Of Vyry's mother, Walker writes, "It wasn't the first time this heavy breeding woman, whose babes came too fast, tearing her flesh in shreds, had had a hard and complicated time.. She was bloated and swollen beyond recognition.. Hetta started having terrible fits and hemorrhaging..." (6). Vyry's childhood is marked by her resemblance to her white father, and Big Missy Dutton constantly and viciously punishes the light-skinned Vyry for her audacity in resembling a white child.
The second section of the novel, "Mine eyes have seen the Glory" - The Civil war years, Walker shows Vyry to be a resourceful young woman. Vyry weathers the devastation of the civil war with patience and strength, as her world is turned upside down, and she is virtually helpless to stop the destruction. She watches her old tormentors and owners reduced to ruin by the war, and sees the devastating effect of poverty and powerlessness.

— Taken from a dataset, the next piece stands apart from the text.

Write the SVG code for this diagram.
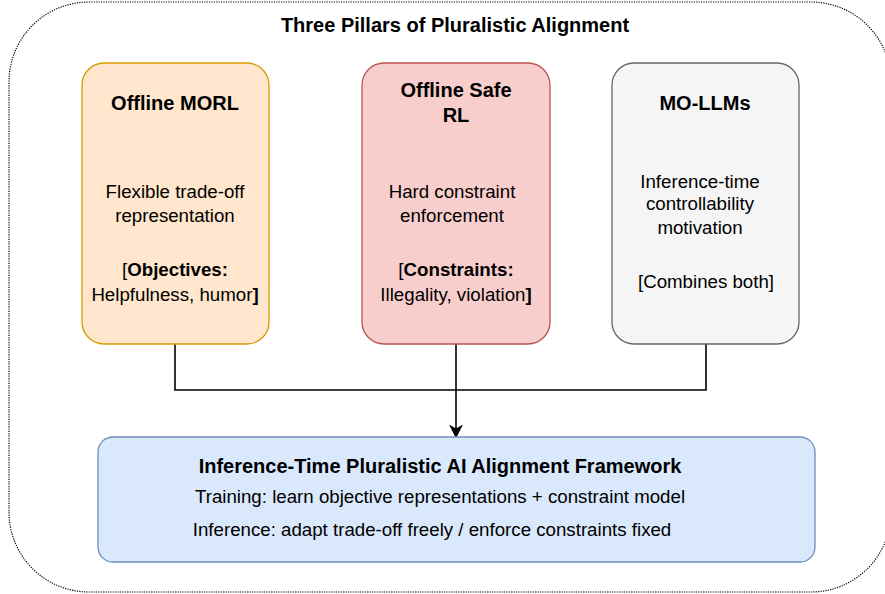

Throughout the ordeal, Vyry is compassionate and helpful, and Walker never lets the reader sense that Vyry has any sense of justice or revenge at the sometimes terrible and ironic misfortunes that come upon her old tormentors. The third section of the novel, "Forty years in the wilderness" - Reconstruction and Reaction, describes Vyry's struggles as an adult. Vyry deals with the brutality of Klu Klux Klan violence as her house is burnt to the ground by the Klan, and the opposition to African-American voting.
Vyry must overcome numerous obstacles simply to stay alive in a world that is rocked by racism and war. Throughout these trying times, she is strong and brave, as she endures trial after trial, from the humiliation and dehumanization of slavery, to the brutality of the Klu Klux Klan. Throughout the book, she uses her intelligence and steadfastness to survive where others cannot. It is these qualities of intelligence, strength and bravery that make Vyry a creative survivor of her circumstances.
Despite the brutality of her experiences, Vyry emerges at the end of the novel as a warm, forgiving personality. This transformation is often difficult to comprehend, given the horrors that she endures. In How I Wrote Jubilee, Margaret Walker herself notes, "How could a woman like Vyry suffer such outrage and violence and come out of her sufferings without bitterness?" (50). It is in Vyry's ability to forgive and live life without bitterness that Margaret Walker demonstrates that Vyry is truly a creative and healthy survivor.
Like Walker's real-life grandmother, Vyry intuitively understands that "hatred wasn't necessary and would.